Les coureurs se remettent en selle et partent. Moi aussi, je pars. Mon père me prend sur son scooter et on rentre à la maison. On allume la télé. On voit les images tournées par l'hélicoptère. Je me reconnais. Je me dis : "Merde, qu'est-ce qu'il s'est passé ?"

"Je me souviens de ma maman qui me dit, pour nous rassurer : 'C'est bon, ne t'inquiète pas. Ils disent à la télé qu'ils cherchent une femme !'"

Théo

à franceinfo

Les gens confondent car j'ai les cheveux plutôt longs à l'époque. J'entends qu'on cherche la fameuse "Dame en jaune", à cause du tee-shirt que je porte. 

Comment se passent les heures et les jours suivants ?

On décide de n'en parler à personne. J'ai peur de l'annoncer aux copains et que ça devienne la blague qui reste pendant tout le collège et le lycée. Mais je ne suis pas fier. Alberto Contador a perdu beaucoup de temps à cause de moi [l'Espagnol vient de perdre 1'30 sur ses principaux concurrents] et ça m'embête vraiment. Je veux m'excuser auprès de lui.

Le journal L'Equipe finit par me retrouver quelques jours après et me propose de le rencontrer, pour lui dire ce que j'ai à lui dire. Je débarque donc dans le Cantal avec mon papi et ma mamie. C'est jour de repos pour le peloton. Contador est OK pour me recevoir. Je n'en mène pas large. J'angoisse, j'ai peur de sa réaction, j'ai peur qu'il me fasse des reproches. Après tout, j'ai fait perdre beaucoup de temps à l'un des favoris du Tour cette année.

"J'ai la boule au ventre. Je ressens comme une petite pression au niveau de la gorge, j'ai les mains moites."

Théo

à franceinfo

Et finalement ?

Finalement, ça se passe super bien. Il est très gentil. Il y a un traducteur français-espagnol avec lui. Il se moque même des sandales horribles que je porte ce jour-là. Il me dit : "Elles doivent être belles, ces sandales, pour que tu ne puisses pas arrêter de les fixer." La vérité, c'est que je n'ose pas le regarder dans les yeux. Mais sa blague détend l'atmosphère. Il me rappelle surtout que ça roule vite. Bon, j'ai bien compris...

Quelle a été votre réaction en voyant la chute provoquée par une spectatrice entre Brest et Landerneau, le 26 juin dernier ?

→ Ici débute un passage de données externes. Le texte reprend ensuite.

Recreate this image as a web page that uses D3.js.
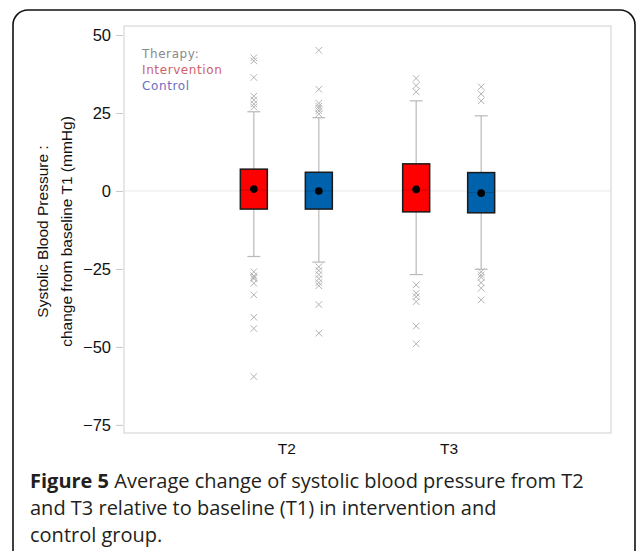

Je me suis totalement revu en elle. Je me suis dit : "Oh la pauvre." Je sais maintenant que le peloton ne t'évite pas. Il ne l'a pas évitée. A l'époque, j'avais été la cible d'insultes sur internet. J'avais retrouvé 12 pages, que j'ai fait supprimer. Les réseaux sociaux n'étaient pas aussi développés qu'aujourd'hui. Pour la spectatrice, ça a été bien pire. Twitter, Facebook... Je trouve ça vraiment dommage. Elle doit être déjà assez mal comme ça, pas besoin de l'accabler encore plus. 

Dix ans après, qu'avez-vous gardé de cette histoire ?

Pas mon appareil photo, qui a fini dans le fossé et que je n'ai jamais retrouvé. En revanche, j'ai toujours le fameux tee-shirt.

"Le tee-shirt jaune est chez mes parents, encadré, vitré, avec la signature de Contador dessus."

Théo

à franceinfo

Le tee-shirt jaune que Théo portait le 2 juillet 2011, sur les bords de la route, lors de la premère étape du Tour de France. (COLLECTION PRIVEE)

Certains m'appellent encore aujourd'hui "la Dame en jaune". J'en parle facilement mais, à l'époque, j'ai bien mis un mois avant de le dire. Même ma prof de français n'y croyait pas.

Votre "carrière" dans le cyclisme n'est pas allée plus loin ? 

Je ne suis pas devenu plus passionné de vélo avec cette histoire. J'ai aujourd'hui 22 ans et je viens de passer mon Master 1 pour devenir prof de SVT. Mon frère, lui, s'est mis davantage au vélo. Mais je n'hésite pas à lui rappeler que, moi, je connais Alberto Contador.